§ YOUR TASK: Lines containing the word "this" are the ones to copy from the records below.

*** SUPPLIED DATA

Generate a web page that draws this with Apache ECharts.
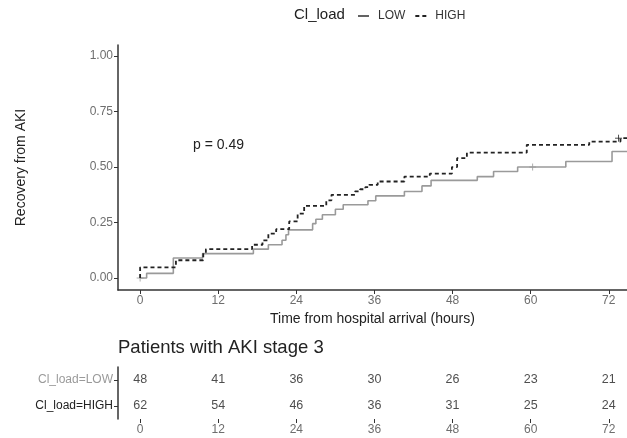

******
*** SUPPLIED DATA

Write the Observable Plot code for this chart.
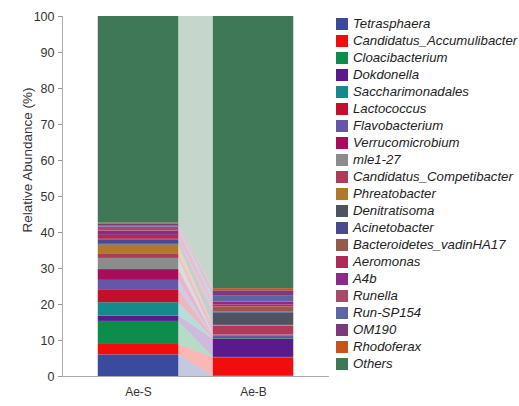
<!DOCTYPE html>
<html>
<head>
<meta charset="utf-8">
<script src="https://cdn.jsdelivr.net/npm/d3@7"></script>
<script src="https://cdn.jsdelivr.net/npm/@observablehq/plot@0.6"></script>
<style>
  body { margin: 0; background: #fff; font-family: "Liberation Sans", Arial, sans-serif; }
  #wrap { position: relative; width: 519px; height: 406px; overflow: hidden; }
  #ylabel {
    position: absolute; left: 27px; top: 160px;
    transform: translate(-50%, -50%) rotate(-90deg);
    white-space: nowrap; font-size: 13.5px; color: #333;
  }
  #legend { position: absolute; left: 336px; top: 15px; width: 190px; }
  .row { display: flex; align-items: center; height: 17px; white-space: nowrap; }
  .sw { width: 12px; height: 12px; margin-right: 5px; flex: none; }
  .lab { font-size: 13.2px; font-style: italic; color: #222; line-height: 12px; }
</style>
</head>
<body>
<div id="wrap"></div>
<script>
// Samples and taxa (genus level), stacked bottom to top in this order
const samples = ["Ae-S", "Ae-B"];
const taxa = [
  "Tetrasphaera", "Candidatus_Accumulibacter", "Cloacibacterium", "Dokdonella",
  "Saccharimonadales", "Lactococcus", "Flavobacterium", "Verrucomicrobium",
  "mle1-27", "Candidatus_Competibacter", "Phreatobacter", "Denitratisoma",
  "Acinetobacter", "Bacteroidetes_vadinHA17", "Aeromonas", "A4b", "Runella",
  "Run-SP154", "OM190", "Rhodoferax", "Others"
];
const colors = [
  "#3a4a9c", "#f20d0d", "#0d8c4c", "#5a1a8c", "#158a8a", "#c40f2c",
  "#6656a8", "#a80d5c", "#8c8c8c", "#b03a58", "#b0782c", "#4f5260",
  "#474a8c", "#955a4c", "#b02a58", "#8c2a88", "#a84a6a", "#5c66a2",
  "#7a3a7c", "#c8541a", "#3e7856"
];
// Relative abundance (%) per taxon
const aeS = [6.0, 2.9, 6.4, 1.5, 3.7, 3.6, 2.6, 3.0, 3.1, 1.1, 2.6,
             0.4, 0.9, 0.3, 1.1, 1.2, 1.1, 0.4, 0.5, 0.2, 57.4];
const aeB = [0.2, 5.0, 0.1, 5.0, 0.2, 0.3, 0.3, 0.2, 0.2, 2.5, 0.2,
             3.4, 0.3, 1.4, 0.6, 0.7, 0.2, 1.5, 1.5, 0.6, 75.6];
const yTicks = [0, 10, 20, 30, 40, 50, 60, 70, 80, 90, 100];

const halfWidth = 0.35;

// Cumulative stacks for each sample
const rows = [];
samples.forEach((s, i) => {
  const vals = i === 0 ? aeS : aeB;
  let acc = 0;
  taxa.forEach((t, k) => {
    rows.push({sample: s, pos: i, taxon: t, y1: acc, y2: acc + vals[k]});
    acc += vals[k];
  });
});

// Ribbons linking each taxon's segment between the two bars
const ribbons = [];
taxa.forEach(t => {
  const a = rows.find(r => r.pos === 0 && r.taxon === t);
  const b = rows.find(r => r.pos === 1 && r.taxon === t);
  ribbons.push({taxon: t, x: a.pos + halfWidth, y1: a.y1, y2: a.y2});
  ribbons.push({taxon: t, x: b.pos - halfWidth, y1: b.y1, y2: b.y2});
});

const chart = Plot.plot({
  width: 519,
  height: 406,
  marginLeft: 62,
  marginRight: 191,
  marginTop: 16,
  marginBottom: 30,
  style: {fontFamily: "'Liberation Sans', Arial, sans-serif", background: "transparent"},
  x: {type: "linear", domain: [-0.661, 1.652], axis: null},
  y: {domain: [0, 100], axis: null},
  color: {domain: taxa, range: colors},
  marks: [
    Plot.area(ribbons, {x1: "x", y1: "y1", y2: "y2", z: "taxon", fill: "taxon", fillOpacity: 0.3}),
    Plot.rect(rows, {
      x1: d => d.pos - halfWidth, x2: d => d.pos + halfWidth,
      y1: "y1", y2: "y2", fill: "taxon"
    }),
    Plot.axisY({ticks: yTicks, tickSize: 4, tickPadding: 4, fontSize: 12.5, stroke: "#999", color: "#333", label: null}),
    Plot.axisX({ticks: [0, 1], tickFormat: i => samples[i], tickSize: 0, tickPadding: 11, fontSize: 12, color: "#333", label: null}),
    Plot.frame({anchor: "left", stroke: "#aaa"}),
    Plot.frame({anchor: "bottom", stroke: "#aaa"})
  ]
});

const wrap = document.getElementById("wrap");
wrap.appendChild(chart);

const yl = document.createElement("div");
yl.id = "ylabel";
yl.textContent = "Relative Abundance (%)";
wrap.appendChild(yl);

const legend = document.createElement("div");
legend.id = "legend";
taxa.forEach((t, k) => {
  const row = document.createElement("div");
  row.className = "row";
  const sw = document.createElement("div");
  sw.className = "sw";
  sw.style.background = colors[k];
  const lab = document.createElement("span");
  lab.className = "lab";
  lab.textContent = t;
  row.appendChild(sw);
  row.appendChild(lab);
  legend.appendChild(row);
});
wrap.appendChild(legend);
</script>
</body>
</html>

******

§ FULL ANSWER:
Generate a web page that draws this with Apache ECharts.
Write the Observable Plot code for this chart.
// Samples and taxa (genus level), stacked bottom to top in this order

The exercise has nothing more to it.